- Born: June 18, 1925
- Died: December 8, 2012 (aged 87)

= Nellie Yarborough =

African American Pentecostal bishop, pastor, and community activist

Nellie Constance Yarborough (June 18, 1925 – December 8, 2012) was an African American Pentecostal bishop, pastor, and community activist based in Boston, Massachusetts. As the first female bishop of the Mt. Calvary Holy Church, she became a figure in both church and civic leadership, advocating for peace, education, and mental health services. Her impact extended across the Boston area, where she was affectionately known as "Momma Nellie."

== Early life ==
Yarborough was born on June 18, 1925, in Orange County, North Carolina. She was the tenth of eleven children born to Reverend Anderson Yarborough and Bessie Warren-Yarborough. She was baptized at White Oak Grove Baptist Church, where her father served as pastor.

In the 1940s, Yarborough attended a revival led by Dr. Brumfield Johnson, founder of Mount Calvary Holy Church. She became a child preacher and one of Johnson’s protégés, traveling with him and eventually becoming his administrative assistant. Her early ministry involved church planting and leadership development in Durham, Buffalo, and Boston.

Yarborough studied at American Bible School of Theology, Chandler Secretarial School for Women, Boston State College and Massachusetts Institute of Technology. She earned a bachelor's in Religion and Philosophy from Eastern Nazarene College and a master's in Business Administration and Management from Cambridge College.

== Church leadership ==
Yarborough began serving as Assistant Pastor of Mt. Calvary Holy Church–Boston in 1962. In 1972, she was appointed senior pastor, a role she held until her death in 2012. She led the church through expanding its ministries to include a soup kitchen, mental health services, and youth outreach programs that addressed critical needs in the Boston community.

In 1994, she made history by becoming one of the first female bishops of the Mt. Calvary Holy Church of America. Her consecration broke gender barriers within the denomination and marked a turning point for women in Pentecostal leadership. She later served on the denomination's Board of Bishops and as Jurisdictional Bishop.

Yarborough held multiple national leadership positions within the denomination including: National Executive Secretary, National Youth Vice-President (1948–1982), National Corresponding Secretary, National President of the Fellowship Conference, State Treasurer and Missionary Convention National Secretary.

== Advocacy ==
In 1980, following the killing of Gerald White in Dorchester, she joined other African-American clergy in calling for nonviolent responses and community healing. Yarborough was a founding member of several organizations, including Project RIGHT, the Black Ministerial Alliance of Boston and the United Pentecostal Ministers Council. She also served on boards and coalitions such as Blue Hill Task Force, Ten Point Coalition, Vision New England Advisory Board, Dorchester Task Force, Hunger Hotline Pantry Network and the College of Afro-American Caucus.

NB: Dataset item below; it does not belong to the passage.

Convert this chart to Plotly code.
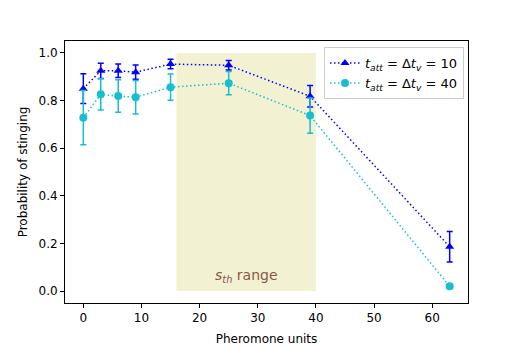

Her church became a community hub, offering food pantries, clothing ministries, educational forums, and mental health support for more than four decades. She also founded two educational institutions: the Dr. Brumfield Johnson Christian Academy and the N.C.Y. Bible Institute.

== Awards and recognition ==
Bishop Yarborough received numerous local and national honors, including:

- Governor’s Citation (2008) from Governor Deval Patrick and Lt. Governor Timothy Murray.
- Living Legend Award, Mt. Calvary Holy Church International (2004).
- Matriarch of Ministry Award, Boston Ten-Point Coalition.
- One of Boston’s Greater Women, Black Ministerial Alliance (2011).
- WISE Women Award, Judah Ministries (2008).
- Channel 7 People Salute (1991).
- Street naming: Bishop Nellie Yarborough Square (2012).
At the time of her death, she was enrolled in a Doctorate of Education program. In 2012, she was celebrated as the oldest graduate of Boston's Parent University. In 2023, she was recognized as one of Boston’s most admired and influential Black women leaders by the Black Women Lead Banner Project.